Analysis Seminar

Probabilistic local well-posedness and scattering for the 4D cubic NLS

Speaker: Jonas LUEHRMANN, Johns Hopkins U.

Location: Warren Weaver Hall 1302

Date: Thursday, September 13, 2018, 11 a.m.


We consider the Cauchy problem for the defocusing cubic nonlinear
Schrodinger equation (NLS) in four space dimensions. It is known that
for initial data at energy regularity, the solutions exist globally in
time and scatter. However, the problem is ill-posed for initial data at
super-critical regularity, i.e. for regularities below the energy

In this talk we study the super-critical data regime for this Cauchy
problem from a probabilistic point of view, using a randomization
procedure that is based on a unit-scale decomposition of frequency space.
In the first part of the talk we will explain how the problem of
establishing almost sure local existence for the cubic NLS for such
random data has some features in common with proving local existence for
a derivative NLS equation.
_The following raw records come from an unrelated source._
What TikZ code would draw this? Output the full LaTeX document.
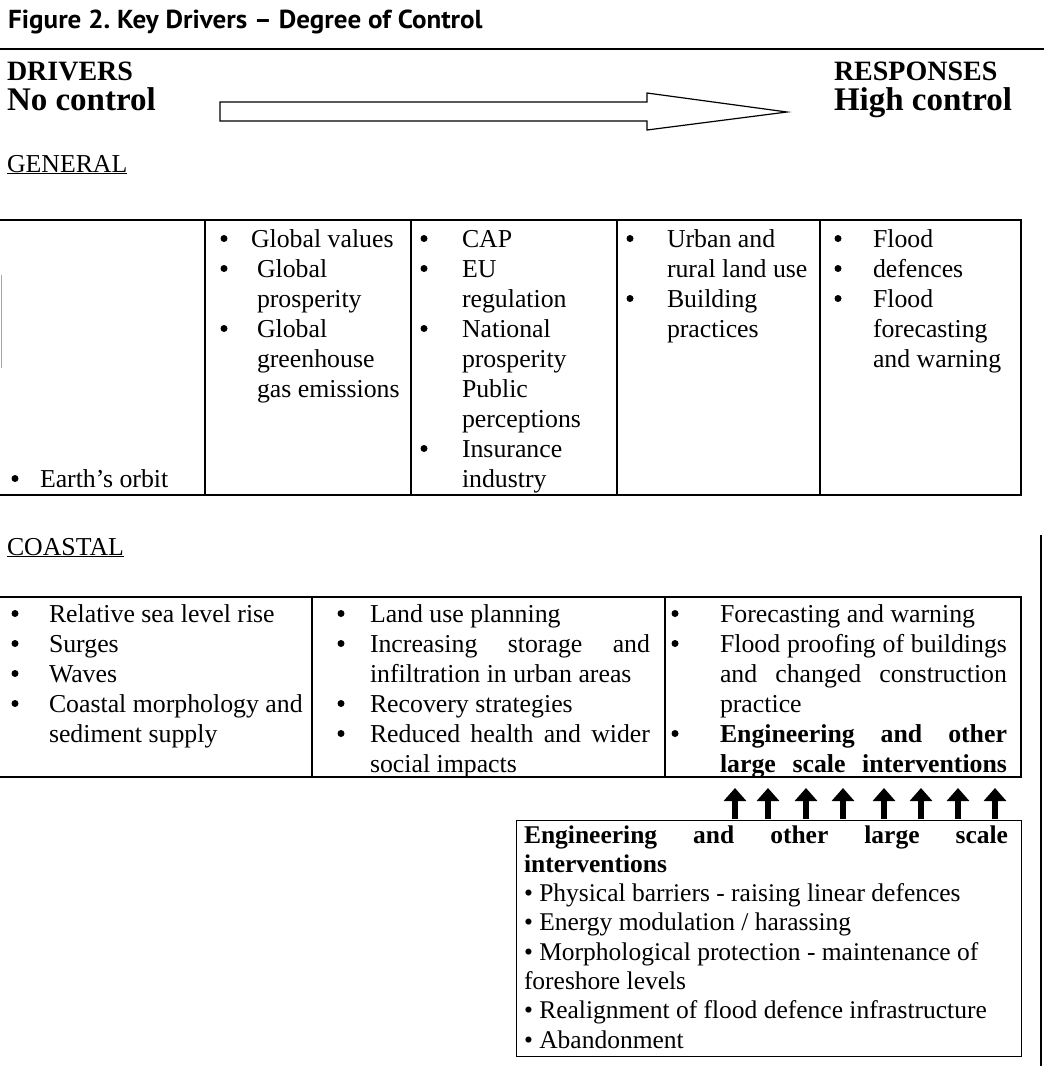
\documentclass[tikz,border=0pt]{standalone}
\usepackage{fontspec}
\setmainfont{Liberation Serif}
\newfontfamily\titlefont{PT Sans}
\usetikzlibrary{arrows.meta}

\newcommand\bodysize{\fontsize{25.8}{30}\selectfont}
\newcommand\boxsize{\fontsize{25.5}{29}\selectfont}
\newcommand\headsize{\fontsize{28}{32}\selectfont}
\newcommand\ctrlsize{\fontsize{33}{37}\selectfont}

\begin{document}
\begin{tikzpicture}[x=1pt,y=-1pt,
  txt/.style={anchor=base west,inner sep=0pt,outer sep=0pt,font=\bodysize},
  btxt/.style={anchor=base west,inner sep=0pt,outer sep=0pt,font=\boxsize},
  dot/.style={circle,fill=black,inner sep=0pt,minimum size=7pt,yshift=8.5pt},
  frame/.style={draw=black,line width=1.4pt},
  rule/.style={line width=1.5pt},
  uparrow/.style={line width=6pt,-{Triangle[width=22pt,length=13pt]}}]

\fill[white] (0,0) rectangle (1044,1072);
\useasboundingbox (0,0) rectangle (1044,1072);

% ---- title and heading rule ----
\node[anchor=base west,inner sep=0pt,font=\titlefont\bfseries\fontsize{26}{30}\selectfont]
  (title) at (8,28) {\scalebox{1.04}[1]{Figure 2.\ Key Drivers – Degree of Control}};
\draw[rule] (0,49) -- (1044,49);

% ---- degree-of-control scale ----
\node[txt,font=\headsize\bfseries] (drv) at (7,80) {DRIVERS};
\node[txt,font=\ctrlsize\bfseries] (noc) at (7,110) {No control};
\node[txt,font=\headsize\bfseries] (rsp) at (834,80) {RESPONSES};
\node[txt,font=\ctrlsize\bfseries] (hic) at (834,110) {High control};
\draw[line width=1.2pt,line join=miter]
  (220,102) -- (647,102) -- (647,93) -- (787,112) -- (647,130) -- (647,121) -- (220,121) -- cycle;

% ---- GENERAL table ----
\node[txt] (gen) at (7,172) {\underline{GENERAL}};
\draw[frame] (0,220) -- (1021,220) -- (1021,495) -- (0,495);
\draw[gray!70,line width=0.8pt] (1,275) -- (1,368);
\foreach \x in {205,411,617,820} \draw[frame] (\x,220) -- (\x,495);

\node[dot] (g1b) at (15,487) {};
\node[txt] (g1t) at (40,487) {Earth’s orbit};

\foreach \k/\xx/\s in {0/251/Global values,1/257/Global,2/257/prosperity,
    3/257/Global,4/257/greenhouse,5/257/gas emissions}
  \node[txt] (g2-\k) at (\xx,247+30*\k) {\s};
\foreach \k in {0,1,3} \node[dot] (g2b-\k) at (224,247+30*\k) {};

\foreach \k/\s in {0/CAP,1/EU,2/regulation,3/National,4/prosperity,
    5/Public,6/perceptions,7/Insurance,8/industry}
  \node[txt] (g3-\k) at (462,247+30*\k) {\s};
\foreach \k in {0,1,3,7} \node[dot] (g3b-\k) at (424,247+30*\k) {};

\foreach \k/\s in {0/Urban and,1/rural land use,2/Building,3/practices}
  \node[txt] (g4-\k) at (667,247+30*\k) {\s};
\foreach \k in {0,2} \node[dot] (g4b-\k) at (630,247+30*\k) {};

\foreach \k/\s in {0/Flood,1/defences,2/Flood,3/forecasting,4/and warning}
  \node[txt] (g5-\k) at (873,247+30*\k) {\s};
\foreach \k in {0,1,2} \node[dot] (g5b-\k) at (838,247+30*\k) {};

% ---- COASTAL table ----
\node[txt] (coa) at (7,555) {\underline{COASTAL}};
\draw[frame] (0,597) -- (1021,597) -- (1021,777) -- (0,777);
\foreach \x in {312,665} \draw[frame] (\x,597) -- (\x,777);

\foreach \k/\s in {0/Relative sea level rise,1/Surges,2/Waves,
    3/Coastal morphology and,4/sediment supply}
  \node[txt] (c1-\k) at (49,622+30*\k) {\s};
\foreach \k in {0,1,2,3} \node[dot] (c1b-\k) at (15,622+30*\k) {};

\node[txt] (c2-0) at (370,622) {Land use planning};
\node[txt] (c2-1) at (370,652) {\makebox[280pt][s]{Increasing storage and}};
\node[txt] (c2-2) at (370,682) {infiltration in urban areas};
\node[txt] (c2-3) at (370,712) {Recovery strategies};
\node[txt] (c2-4) at (370,742) {\makebox[280pt][s]{Reduced health and wider}};
\node[txt] (c2-5) at (370,772) {social impacts};
\foreach \k in {0,1,3,4} \node[dot] (c2b-\k) at (341,622+30*\k) {};

\node[txt] (c3-0) at (720,622) {Forecasting and warning};
\node[txt] (c3-1) at (720,652) {\makebox[287pt][s]{Flood proofing of buildings}};
\node[txt] (c3-2) at (720,682) {\makebox[287pt][s]{and changed construction}};
\node[txt] (c3-3) at (720,712) {practice};
\node[txt,font=\bodysize\bfseries] (c3-4) at (720,742) {\makebox[287pt][s]{Engineering and other}};
\node[txt,font=\bodysize\bfseries] (c3-5) at (720,772) {\makebox[287pt][s]{large scale interventions}};
\foreach \k in {0,1,4} \node[dot] (c3b-\k) at (675,622+30*\k) {};

% ---- engineering interventions box ----
\node[draw,line width=1.2pt,minimum width=505pt,minimum height=236pt,
  anchor=north west,inner sep=0pt] (eng) at (516,820) {};
\node[btxt,font=\boxsize\bfseries] (e0) at (524,843) {\makebox[484pt][s]{Engineering and other large scale}};
\node[btxt,font=\boxsize\bfseries] (e1) at (524,872.3) {interventions};
\node[btxt] (e2) at (524,901.6) {• Physical barriers - raising linear defences};
\node[btxt] (e3) at (524,930.9) {• Energy modulation / harassing};
\node[btxt] (e4) at (524,960.2) {• Morphological protection - maintenance of};
\node[btxt] (e5) at (524,989.5) {foreshore levels};
\node[btxt] (e6) at (524,1018.8) {• Realignment of flood defence infrastructure};
\node[btxt] (e7) at (524,1048.1) {• Abandonment};

% arrows from the box up to the coastal table
\foreach \x in {735,768,806,843,884,921,958,995}
  \draw[uparrow] (\x,0 |- eng.north) ++(0,-1) -- (\x,788);

% margin line at the right edge
\draw[line width=1.5pt] (1041,535) -- (1041,1066);
\end{tikzpicture}
\end{document}
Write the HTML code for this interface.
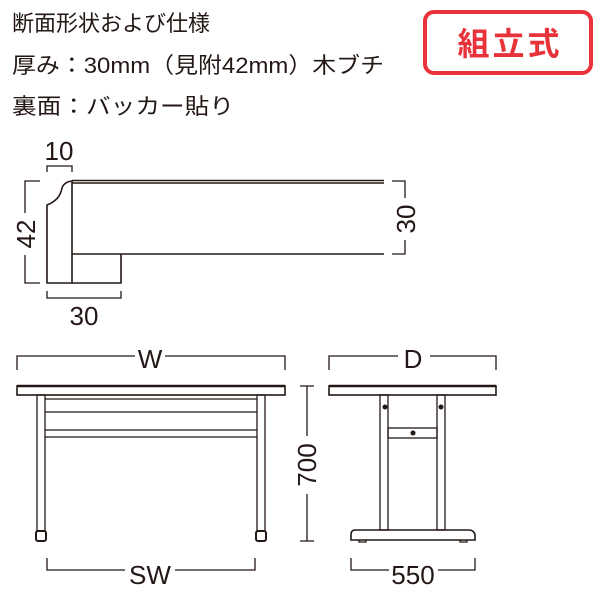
<!DOCTYPE html>
<html><head><meta charset="utf-8"><style>
html,body{margin:0;padding:0;background:#fff;width:600px;height:600px;overflow:hidden}
svg{display:block}
text{font-family:"Liberation Sans","Noto Sans CJK JP",sans-serif;fill:#231815}
</style></head><body>
<svg width="600" height="600" viewBox="0 0 600 600" xmlns="http://www.w3.org/2000/svg">
<g font-size="22">
<text x="12" y="31" textLength="198" lengthAdjust="spacingAndGlyphs">断面形状および仕様</text>
<text x="12" y="73" textLength="372" lengthAdjust="spacingAndGlyphs">厚み：30mm（見附42mm）木ブチ</text>
<text x="12" y="114" textLength="222" lengthAdjust="spacingAndGlyphs">裏面：バッカー貼り</text>
</g>
<rect x="425" y="12" width="166" height="61" rx="9" fill="none" stroke="#e8333a" stroke-width="4"/>
<text x="510" y="55" font-size="32" text-anchor="middle" style="fill:#e8333a;font-weight:bold" letter-spacing="3">組立式</text>

<g fill="none" stroke="#231815" stroke-width="1.6">
<line x1="72" y1="180.5" x2="384" y2="180.5" stroke-width="1.5"/>
<line x1="72" y1="183" x2="384" y2="183" stroke-width="1.5"/>
<path d="M47,283 L47,205 Q60,200 62,188 Q64,182 72,181 L72,283 Z"/>
<path d="M72,254 L384,254 M121,254 L121,283 L72,283"/>
<g stroke-width="1.3">
<path d="M47,172 L47,166 L72,166 L72,172"/>
<path d="M40,181 L25,181 L25,213 M25,255 L25,283 L40,283"/>
<path d="M47,291 L47,298 L121,298 L121,291"/>
<path d="M392,181 L405,181 L405,198 M405,240 L405,254 L392,254"/>
</g>
</g>
<g font-size="26">
<text x="59" y="160" text-anchor="middle">10</text>
<text x="84" y="325" text-anchor="middle">30</text>
<text transform="translate(35,234) rotate(-90)" text-anchor="middle">42</text>
<text transform="translate(415,219) rotate(-90)" text-anchor="middle">30</text>
</g>

<g fill="none" stroke="#231815" stroke-width="1.3">
<path d="M17,370 L17,356 L135,356 M165,356 L285,356 L285,370"/>
<rect x="17" y="386" width="268" height="9" stroke-width="1.6"/>
<line x1="17" y1="386" x2="285" y2="386" stroke-width="2.5"/>
<rect x="37" y="395" width="8" height="136"/>
<rect x="257" y="395" width="8" height="136"/>
<rect x="36" y="531" width="10" height="10" rx="2" stroke-width="2"/>
<rect x="256" y="531" width="10" height="10" rx="2" stroke-width="2"/>
<path d="M45,399 L257,399 M45,412 L257,412 M45,430 L257,430 M45,437 L257,437"/>
<path d="M47,558 L47,570 L125,570 M175,570 L255,570 L255,558"/>
</g>
<text x="150" y="368" font-size="26" text-anchor="middle">W</text>
<text x="150" y="584" font-size="26" text-anchor="middle">SW</text>

<g fill="none" stroke="#231815" stroke-width="1.3">
<path d="M329,370 L329,356 L398,356 M430,356 L496,356 L496,370"/>
<rect x="329" y="386" width="167" height="9" stroke-width="1.6"/>
<line x1="329" y1="386" x2="496" y2="386" stroke-width="2.5"/>
<rect x="380" y="395" width="8" height="135"/>
<rect x="437" y="395" width="8" height="135"/>
<rect x="388" y="428" width="49" height="10"/>
<path d="M355,530 L470,530 Q475,531 475,536 L475,540 L351,540 L351,535 Q351,530 355,530 Z" stroke-width="1.6"/>
<path d="M359,540 L359,542 L366,542 L366,540 M460,540 L460,542 L467,542 L467,540"/>
<path d="M300,386 L314,386 M307,386 L307,436 M307,494 L307,541 M300,541 L314,541"/>
<path d="M351,558 L351,570 L389,570 M438,570 L475,570 L475,558"/>
</g>
<g fill="#231815">
<circle cx="385" cy="407" r="2.5"/><circle cx="441" cy="407" r="2.5"/><circle cx="413" cy="433" r="2.5"/>
</g>
<text x="413" y="368" font-size="26" text-anchor="middle">D</text>
<text x="413" y="584" font-size="26" text-anchor="middle">550</text>
<text transform="translate(316,465) rotate(-90)" font-size="26" text-anchor="middle">700</text>
</svg>
</body></html>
Our method is inspired by the local smoothing
estimates and functional frameworks from the Schrodinger maps
literature. In the second part of the talk we will turn to the long-time
dynamics of the solutions. We will present a conditional almost sure
scattering result and an almost sure scattering result for randomized
radial data.

This is joint work with Ben Dodson and Dana Mendelson.